SECTION 5. PERIODIC REPORT. The board shall cause any annual or periodic report required under law to be prepared and delivered to an office of this state of this corporation, to be so prepared and delivered within the time limits set by law.

ARTICLE X – NOTICE AND WAIVER OF NOTICE

SECTION 1. NOTICE. Whenever any notice is required by these Bylaws to be given, personal notice is not meant unless expressly stated, and any notice so required shall be deemed to be sufficient if given by depositing the same in the United States mail, postage prepaid, addressed to the person entitled thereto at his or her address as it appears on the records of the corporation, and such notice shall be deemed to have been given on the day of such mailing. Members not entitled to vote shall not be entitled to receive notice of any meetings, except as otherwise provided by statute.

SECTION 2. WAIVER OF NOTICE. Whenever any notice whatever is required to be given under the provisions of any law, or under the provisions of the Articles of Incorporation of the corporation of these Bylaws, a waiver thereof in writing signed by the person or persons entitled to said notice, whether before or after the time stated therein, shall be deemed proper notice.

ARTICLE XI - IRC 501(c)(3) TAX EXEMPTION PROVISIONS

SECTION 1. LIMITATIONS ON ACTIVITIES. No substantial part of the activities of this corporation shall be the carrying on of propaganda, or otherwise attempting to influence legislation [except as otherwise provided by Section 501(h) of the Internal Revenue Code], and this corporation shall not participate in, or intervene in (including the publishing or distribution of statements), any political campaign on behalf of, or in opposition to, any candidate for public office. Not withstanding any other provisions of these Bylaws, this corporation shall not carry on any activities not permitted to be carried on (a) by a corporation exempt from federal income tax under Section 501(c)(3) of the Internal Revenue Code, or (b) by a corporation, contributions to which are deductible under Section 170(c)(2) of the Internal Revenue Code.

SECTION 2. PROHIBITION AGAINST PRIVATE INUREMENT. No part of the net earnings of this corporation shall inure to the benefit of, or be distributable to, its members, directors or trustees, officers, or other private persons, except that the corporation shall be authorized and empowered to pay reasonable compensation for services rendered and to make payments and distributions in furtherance of the purposes of this corporation.

ARTICLE XII – AMENDMENTS

SECTION 1.AMENDMENTS. These Bylaws may be altered and repealed and Bylaws may be made at any annual meeting or any special meeting thereof if notice thereof is contained in the notice of such special meeting, by the affirmative vote of a majority of the Board of Directors, at any regular meeting of the Board of Directors, or at any special meeting of the Board of Directors, if notice thereof is contained in the notice of such special meeting.

If there is any conflict between the provisions of these Bylaws and the Articles of Incorporation of this corporation, the provisions of the Articles of Incorporation shall govern.

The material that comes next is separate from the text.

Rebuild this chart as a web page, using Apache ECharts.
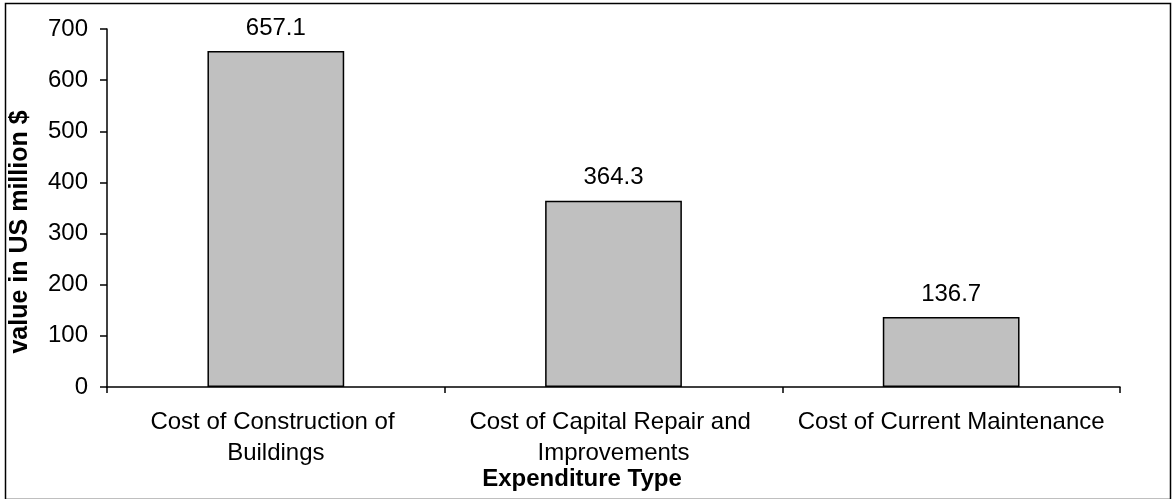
<!DOCTYPE html>
<html>
<head>
<meta charset="utf-8">
<script src="https://cdn.jsdelivr.net/npm/echarts@6/dist/echarts.min.js"></script>
<style>
  html, body { margin: 0; padding: 0; background: #fff; }
  #chart { width: 1172px; height: 499px; }
</style>
</head>
<body>
<div id="chart"></div>
<script>
// chart data
const categories = [
  'Cost of Construction of Buildings',
  'Cost of Capital Repair and Improvements',
  'Cost of Current Maintenance'
]
const values = [657.1, 364.3, 136.7]
const yTicks = { min: 0, max: 700, interval: 100 }

const font = '"Liberation Sans", Arial, sans-serif'

const chart = echarts.init(document.getElementById('chart'))
const option = {
  animation: false,
  backgroundColor: '#fff',
  grid: {
    left: 107,
    right: 52,
    top: 29,
    bottom: 112
  },
  xAxis: {
    type: 'category',
    data: categories,
    axisLine: { show: true, lineStyle: { color: '#000', width: 1.5 } },
    axisTick: { show: true, inside: false, length: 6, lineStyle: { color: '#000', width: 1.5 } },
    axisLabel: {
      color: '#000',
      fontFamily: font,
      fontSize: 24,
      lineHeight: 31,
      margin: 20,
      width: 330,
      overflow: 'break',
      interval: 0
    }
  },
  yAxis: {
    type: 'value',
    min: yTicks.min,
    max: yTicks.max,
    interval: yTicks.interval,
    axisLine: { show: true, lineStyle: { color: '#000', width: 1.5 } },
    axisTick: { show: true, length: 7, lineStyle: { color: '#000', width: 1.5 } },
    splitLine: { show: false },
    axisLabel: {
      color: '#000',
      fontFamily: font,
      fontSize: 24,
      margin: 19
    }
  },
  series: [
    {
      type: 'bar',
      data: values,
      barWidth: '40.5%',
      itemStyle: {
        color: '#c0c0c0',
        borderColor: '#000',
        borderWidth: 1.5
      },
      label: {
        show: true,
        position: 'top',
        distance: 11,
        color: '#000',
        fontFamily: font,
        fontSize: 24,
        formatter: p => p.value.toFixed(1)
      }
    }
  ],
  graphic: [
    {
      type: 'rect',
      left: 3,
      top: 1,
      shape: { width: 1165, height: 496 },
      style: { fill: 'none', stroke: '#000', lineWidth: 1.5 },
      silent: true
    },
    {
      type: 'text',
      x: 20,
      y: 232,
      rotation: Math.PI / 2,
      style: {
        text: 'value in US million $',
        font: 'bold 25px ' + font,
        fill: '#000',
        align: 'center',
        verticalAlign: 'middle'
      }
    },
    {
      type: 'text',
      x: 582,
      y: 479,
      style: {
        text: 'Expenditure Type',
        font: 'bold 24px ' + font,
        fill: '#000',
        align: 'center',
        verticalAlign: 'middle'
      }
    }
  ]
}
chart.setOption(option)
</script>
</body>
</html>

Should any of the provisions or portions of these Bylaws be held unenforceable or invalid for any reason, the remaining provisions and portions of these Bylaws shall be unaffected by such holding.

All references in these Bylaws to a section or sections of the Internal Revenue Code shall be to such sections of the Internal Revenue Code of 1986 as amended from time to time, or to corresponding provisions of any future federal tax code.

ADOPTION OF BYLAWS

We, the undersigned, are the initial officers of this corporation, and we consent to, and hereby do, adopt the foregoing Bylaws, consisting of eight preceding pages, as the Bylaws of this corporation.